There are parallels to the issue of protecting cooperating components of an ultra high speed network, such as those proposed by the United States Department of Energy, and issues seen in the commercial networks. Products currently in use to protect network systems are based on traditional network models emphasize perimeter defense strategies, normally focusing upon analysis of data at the entry point of the high speed network connections. This is typically performed in a single, centralized location. This approach does not scale well to ultrahigh bandwidth and computing power, especially when the resources are distributed. Researchers are looking to cooperative systems and highly distributed defense systems for potential solutions. In the interim, field practitioners regularly segment their networks by using protection devices as barriers, for a variety of reasons including the increased capacity to limit spread of malicious code, and to better track, contain, and manage the insider threat.

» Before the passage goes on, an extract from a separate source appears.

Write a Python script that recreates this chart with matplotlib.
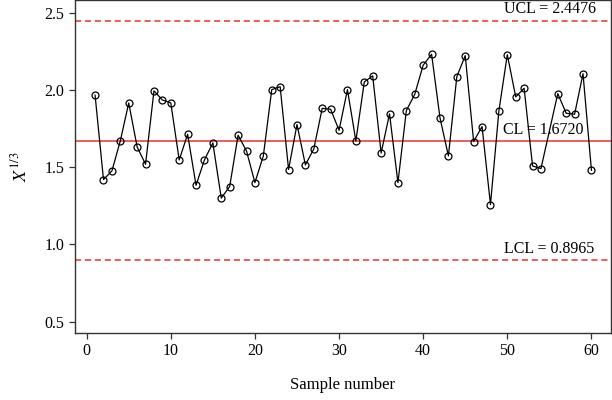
import numpy as np
import matplotlib
matplotlib.use("Agg")
import matplotlib.pyplot as plt

plt.rcParams["font.family"] = ["Liberation Serif", "DejaVu Serif"]
plt.rcParams["mathtext.fontset"] = "stix"

# ── data (sample 55 has no marker in the reference) ──────────────────────────
sample_no = [1, 2, 3, 4, 5, 6, 7, 8, 9, 10,
             11, 12, 13, 14, 15, 16, 17, 18, 19, 20,
             21, 22, 23, 24, 25, 26, 27, 28, 29, 30,
             31, 32, 33, 34, 35, 36, 37, 38, 39, 40,
             41, 42, 43, 44, 45, 46, 47, 48, 49, 50,
             51, 52, 53, 54, 56, 57, 58, 59, 60]
x_cuberoot = [1.966, 1.420, 1.476, 1.670, 1.916, 1.631, 1.519, 1.994, 1.935, 1.916,
              1.547, 1.713, 1.383, 1.547, 1.657, 1.300, 1.375, 1.707, 1.605, 1.400,
              1.573, 2.002, 2.021, 1.485, 1.776, 1.515, 1.618, 1.881, 1.875, 1.739,
              2.002, 1.670, 2.052, 2.091, 1.592, 1.845, 1.400, 1.866, 1.972, 2.160,
              2.231, 1.819, 1.573, 2.086, 2.222, 1.666, 1.763, 1.258, 1.864, 2.228,
              1.955, 2.011, 1.508, 1.491, 1.976, 1.849, 1.843, 2.105, 1.480]

UCL = 2.4476
CL = 1.6720
LCL = 0.8965

red = "#e8312f"

fig = plt.figure(figsize=(6.12, 4.0), dpi=100)
ax = fig.add_axes([0.1225, 0.1675, 0.8755, 0.8325])

ax.axhline(UCL, color=red, linestyle=(0, (4, 2.5)), lw=1.1)
ax.axhline(CL, color=red, linestyle="-", lw=1.1)
ax.axhline(LCL, color=red, linestyle=(0, (4, 2.5)), lw=1.1)

ax.plot(sample_no, x_cuberoot, color="black", lw=0.9, marker="o",
        markersize=5, markerfacecolor="none", markeredgecolor="black",
        markeredgewidth=0.9)

ax.text(60.5, UCL + 0.025, f"UCL = {UCL:.4f}", ha="right", va="bottom", fontsize=11.5)
ax.text(59.0, CL + 0.02, f"CL = {CL:.4f}", ha="right", va="bottom", fontsize=11.5)
ax.text(60.3, LCL + 0.02, f"LCL = {LCL:.4f}", ha="right", va="bottom", fontsize=11.5)

ax.set_xlim(-1.39, 62.3)
ax.set_ylim(0.427, 2.582)
ax.set_xticks([0, 10, 20, 30, 40, 50, 60])
ax.set_yticks([0.5, 1.0, 1.5, 2.0, 2.5])
ax.set_yticklabels(["0.5", "1.0", "1.5", "2.0", "2.5"])
ax.tick_params(direction="out", length=4, width=0.9, labelsize=11.5, color="#333333")
for s in ax.spines.values():
    s.set_color("#333333")
    s.set_linewidth(1.0)

ax.set_xlabel("Sample number", fontsize=12, labelpad=13)
ax.set_ylabel(r"$X^{1/3}$", fontsize=13, labelpad=10)

fig.savefig("out.png", dpi=100)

In the interim, containment via firewall is a common strategy to slow or block the spread of malicious activity. The implied limitations of traffic between networks connected in this way are somewhat in opposition to the goals of ultra network development. This has led some researchers to devise methods for tunneling ultra network traffic through firewalls. Such approaches are useful for achieving connectivity. However, the effect of this is to remove the perimeter control points intended to prevent intrusions and DDOS and other boundary-crossing malicious activity. If existing perimeter defense methods are to be bypassed in order to connect resources, it is even more important to include equivalent functionality as part of the ultra network architecture itself.
The scientific, research and development literature identifies several challenges to the implementation of secure ultra high-speed network connectivity solutions. These may be divided into those that are broad issues with current network infrastructures that must be considered when devising security strategies, and those more specific to the activities of detecting, and responding to, breaches of security.

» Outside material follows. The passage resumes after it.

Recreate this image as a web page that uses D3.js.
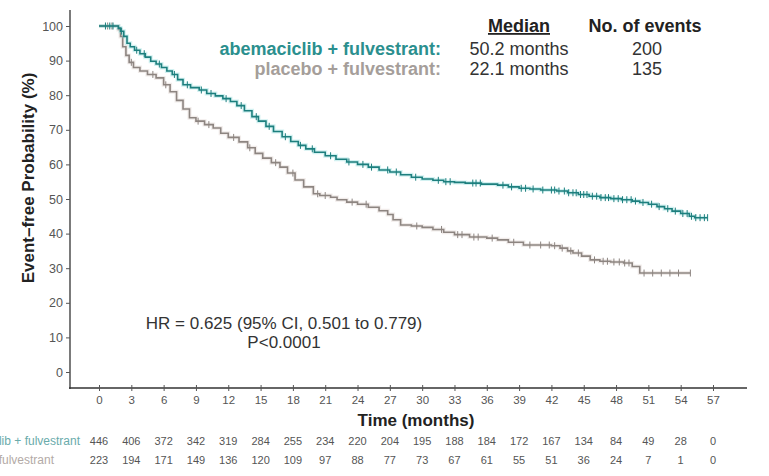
<!DOCTYPE html>
<html>
<head>
<meta charset="utf-8">
<script src="https://cdn.jsdelivr.net/npm/d3@7"></script>
<style>
  body { margin: 0; background: #fff; }
  svg { font-family: "Liberation Sans", Arial, sans-serif; }
</style>
</head>
<body>
<svg id="chart"></svg>
<script>
const width = 769;
const height = 476;

// step points [month, event-free %]
const abemaSteps = [[0,100],[1.5,100],[1.8,99.4],[2.0,98.5],[2.3,97],[2.6,95],[2.9,94],[3.3,93],[3.8,92],[4.3,91],[4.8,89.8],[5.3,89],[5.8,88],[6.3,87],[6.8,86],[7.3,84.5],[7.8,83],[8.5,82.2],[9.3,81.5],[10,80.5],[10.8,79.8],[11.5,79],[12.2,78.2],[12.8,77],[13.5,75.5],[14.2,73.8],[14.8,72.5],[15.5,71],[16.2,69.5],[17,68],[17.8,66.6],[18.5,65.5],[19.2,64.5],[20,63.5],[21,62.5],[22,61.5],[23,60.7],[24,60],[25,59.2],[26,58.4],[27,57.8],[28,57],[29,56.3],[30,55.8],[31,55.4],[32,55],[33,54.8],[34,54.6],[35.5,54.3],[37,54],[38,53.5],[39,53.1],[40,52.9],[41,52.6],[42.5,52.3],[43.5,51.8],[44.5,51.3],[45.5,50.8],[46.5,50.4],[47.5,50.1],[48.5,49.8],[49.5,49.4],[50.2,49.0],[51,48.5],[51.8,47.8],[52.5,47.2],[53.2,46.5],[54,45.8],[54.8,45],[55.3,44.6]];
const abemaEnd = 56.5;
const abemaCensor = [0.6,1.0,1.3,2.1,3.5,4.2,5.6,7.0,8.2,9.5,10.4,11.8,13.2,14.6,15.8,17.3,18.7,19.8,21.5,23.2,24.5,25.3,26.8,27.6,29.4,31.5,32.2,32.6,34.7,35.0,35.4,37.5,38.3,39.2,39.6,40.3,41.2,42.0,42.3,42.7,43.2,43.6,44.0,44.3,44.7,45.0,45.3,45.8,46.2,46.6,47.0,47.3,47.8,48.2,48.6,49.0,49.4,49.8,50.5,51.3,52.0,52.8,53.5,54.2,54.6,55.0,55.4,55.8,56.2,56.5];

const placeboSteps = [[0,100],[1.5,100],[1.8,99],[2.0,97],[2.2,94],[2.5,91.5],[2.8,89.5],[3.2,88],[3.8,87],[4.5,86],[5.3,85],[6,83],[6.6,81],[7.2,78.5],[7.8,76],[8.4,73.5],[9,72.5],[9.8,71.5],[10.6,70.5],[11.3,69],[12,67.8],[13,66.5],[13.8,64.8],[14.5,63.2],[15.2,61.8],[16,60.5],[16.8,59.2],[17.5,57.5],[18.2,55.5],[19,53.5],[19.9,51.5],[20.5,51],[21.5,50.5],[22.1,49.8],[23,49.1],[24,48.5],[25,47.6],[26,46.6],[26.8,45.5],[27.3,44],[28,42.5],[29,42.2],[30,41.8],[31,41.2],[32,40.4],[33,39.7],[34.4,39],[36,38.7],[37,38.2],[38,37.5],[39.4,36.7],[42,36.5],[42.8,35.8],[43.5,35],[44,34.4],[44.8,33.5],[45.6,32.4],[46.5,32],[47.5,31.8],[48.7,31.5],[49.5,30.5],[50.2,28.6]];
const placeboEnd = 54.9;
const placeboCensor = [0.8,1.2,3.0,5.0,6.2,9.2,10.2,12.5,14.0,16.4,18.0,20.3,21.0,23.5,24.8,29.5,31.8,33.3,33.7,34.8,35.2,36.5,38.5,40.0,41.0,41.8,42.3,43.0,43.8,44.5,46.0,46.8,47.2,47.8,48.3,48.8,49.2,50.6,51.4,52.2,53.0,53.8,54.9];

const xTicks = [0,3,6,9,12,15,18,21,24,27,30,33,36,39,42,45,48,51,54,57];
const yTicks = [0,10,20,30,40,50,60,70,80,90,100];
const atRiskAbema = [446,406,372,342,319,284,255,234,220,204,195,188,184,172,167,134,84,49,28,0];
const atRiskPlacebo = [223,194,171,149,136,120,109,97,88,77,73,67,61,55,51,36,24,7,1,0];

const teal = '#1d7f7e';
const tealText = '#2b8f8e';
const grey = '#8d8581';
const greyText = '#a59e9a';

const svg = d3.select('#chart').attr('width', width).attr('height', height);

const x = d3.scaleLinear().domain([0, 57]).range([99, 713]);
const y = d3.scaleLinear().domain([0, 100]).range([372, 26]);

// axes
svg.append('line').attr('x1', 70).attr('x2', 70).attr('y1', 10).attr('y2', 389).attr('stroke', '#333').attr('stroke-width', 1.3);
svg.append('line').attr('x1', 69).attr('x2', 747).attr('y1', 388).attr('y2', 388).attr('stroke', '#333').attr('stroke-width', 1.3);

const yAxis = svg.append('g').attr('transform', 'translate(70,0)')
  .call(d3.axisLeft(y).tickValues(yTicks).tickSize(4).tickPadding(3));
yAxis.select('.domain').remove();
yAxis.selectAll('line').attr('stroke', '#555');
yAxis.selectAll('text').attr('font-size', 12.5).attr('fill', '#555').attr('font-family', null);

const xAxis = svg.append('g').attr('transform', 'translate(0,388)')
  .call(d3.axisBottom(x).tickValues(xTicks).tickSize(3).tickPadding(5));
xAxis.select('.domain').remove();
xAxis.selectAll('line').attr('stroke', '#555').attr('y1', -3);
xAxis.selectAll('text').attr('font-size', 11.5).attr('fill', '#555').attr('font-family', null);

svg.append('text').attr('x', 416).attr('y', 426).attr('text-anchor', 'middle')
  .attr('font-size', 17).attr('font-weight', 'bold').attr('fill', '#222').text('Time (months)');
svg.append('text').attr('transform', 'translate(34,178) rotate(-90)').attr('text-anchor', 'middle')
  .attr('font-size', 17).attr('font-weight', 'bold').attr('fill', '#222').text('Event\u2013free Probability (%)');

// curves
const line = d3.line().x(d => x(d[0])).y(d => y(d[1])).curve(d3.curveStepAfter);

function survAt(steps, t) {
  let s = steps[0][1];
  steps.forEach(d => { if (d[0] <= t) s = d[1]; });
  return s;
}

function drawCurve(steps, end, censor, color, glow) {
  const pts = steps.concat([[end, steps[steps.length - 1][1]]]);
  if (glow) {
    svg.append('path').datum(pts).attr('d', line).attr('fill', 'none')
      .attr('stroke', glow).attr('stroke-width', 4).attr('stroke-opacity', 0.35);
  }
  svg.append('path').datum(pts).attr('d', line).attr('fill', 'none')
    .attr('stroke', color).attr('stroke-width', 1.6);
  svg.append('g').selectAll('line').data(censor).join('line')
    .attr('x1', d => x(d)).attr('x2', d => x(d))
    .attr('y1', d => y(survAt(steps, d)) - 3.5).attr('y2', d => y(survAt(steps, d)) + 3.5)
    .attr('stroke', color).attr('stroke-width', 1);
}

drawCurve(placeboSteps, placeboEnd, placeboCensor, grey, '#d8c8c4');
drawCurve(abemaSteps, abemaEnd, abemaCensor, teal, '#7fd8d8');

// legend
const legend = svg.append('g').attr('font-size', 18);
legend.append('text').attr('x', 519).attr('y', 32).attr('text-anchor', 'middle').attr('font-weight', 'bold')
  .attr('fill', '#222').attr('text-decoration', 'underline').text('Median');
legend.append('text').attr('x', 645).attr('y', 32).attr('text-anchor', 'middle').attr('font-weight', 'bold')
  .attr('fill', '#222').text('No. of events');
legend.append('text').attr('x', 441).attr('y', 54.5).attr('text-anchor', 'end').attr('font-weight', 'bold')
  .attr('fill', tealText).text('abemaciclib + fulvestrant:');
legend.append('text').attr('x', 441).attr('y', 75).attr('text-anchor', 'end').attr('font-weight', 'bold')
  .attr('fill', greyText).text('placebo + fulvestrant:');
legend.append('text').attr('x', 519).attr('y', 54.5).attr('text-anchor', 'middle').attr('fill', '#333').text('50.2 months');
legend.append('text').attr('x', 519).attr('y', 75).attr('text-anchor', 'middle').attr('fill', '#333').text('22.1 months');
legend.append('text').attr('x', 647).attr('y', 54.5).attr('text-anchor', 'middle').attr('fill', '#333').text('200');
legend.append('text').attr('x', 647).attr('y', 75).attr('text-anchor', 'middle').attr('fill', '#333').text('135');

// hazard ratio
svg.append('text').attr('x', 284).attr('y', 329).attr('text-anchor', 'middle').attr('font-size', 17)
  .attr('fill', '#333').text('HR = 0.625 (95% CI, 0.501 to 0.779)');
svg.append('text').attr('x', 284).attr('y', 348).attr('text-anchor', 'middle').attr('font-size', 17)
  .attr('fill', '#333').text('P<0.0001');

// numbers at risk (row labels run off the left edge, as in the source)
const risk = svg.append('g').attr('font-size', 11);
risk.append('text').attr('x', 80).attr('y', 445).attr('text-anchor', 'end').attr('fill', '#6aabab')
  .attr('font-size', 12).text('abemaciclib + fulvestrant');
risk.append('text').attr('x', 54).attr('y', 464).attr('text-anchor', 'end').attr('fill', '#b3aaa6')
  .attr('font-size', 12).text('placebo + fulvestrant');
risk.selectAll('.ra').data(atRiskAbema).join('text').attr('class', 'ra')
  .attr('x', (d, i) => x(xTicks[i])).attr('y', 445).attr('text-anchor', 'middle').attr('fill', '#555').text(d => d);
risk.selectAll('.rp').data(atRiskPlacebo).join('text').attr('class', 'rp')
  .attr('x', (d, i) => x(xTicks[i])).attr('y', 464).attr('text-anchor', 'middle').attr('fill', '#555').text(d => d);
</script>
</body>
</html>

Broad issues for designing high speed security include
1. Existing network protocols that do not scale well to high bandwidth network connections, as described in Survey of Protocols and Mechanisms for Enhanced Transport over LONG FAT PIPES available online at http://www.evl.uic.edu/eric/atp/Survey.doc
2. New experimental high-speed protocols are not necessarily friendly to existing network protocols such as TCP & UDP as described in Jin, S., Guo, L., Matta, I., and Bestavros, A. A Spectrum of TCP-friendly Window-based Congestion Control Algorithms, Technical Report. BU-CS-2001-015, Computer Science Department, Boston University, July 2001, available online at http://citeseer.nj.nec.com/jin01spectrum.html
3. Current network infrastructure is not necessarily tuned to allow high-speed computing and routing of Intranet data connections as described in Tierney, B. TCP Tuning Techniques for High-Speed Wide-Area Networks, Presentation, Fall 02 and available online at http://bmrc.berkeley.edu/courseware/mig/fall02/tierney.pdf and http://www.doe-sci-comp.info/presentations/blumenthal.pdf.
Broad issues for designing high speed security include detecting and responding to security breaches include, but are not limited to the following:
1. Data rates are quickly outpacing the capability of network security appliances to sensor and secure the network as described in RFC 3473. Generalized Multi-Protocol Label Switching (GMPLS) Signaling Resource ReserVation Protocol-Traffic Engineering (RSVP-TE) Extensions, available online at ftp://ftp.isi.edu/in-notes/rfc3473.txt
2. High Speed Network Infrastructures increase the need for mounting real time responses to network events.
3. Component resources are not centrally owned and policies for allowable activities—and allowable responses—may differ from site to site
The last two challenges are especially pertinent to development of an efficient Intrusion Protection System (IPS). Potentially the latency introduced by an IPS could have a significant detrimental impact on the ability to transfer data efficiently to high speed network links.
Accordingly, there exists a need for new methods and apparatus for intrusion protection systems that can protect ultra high speed networks that overcomes the forgoing considerations.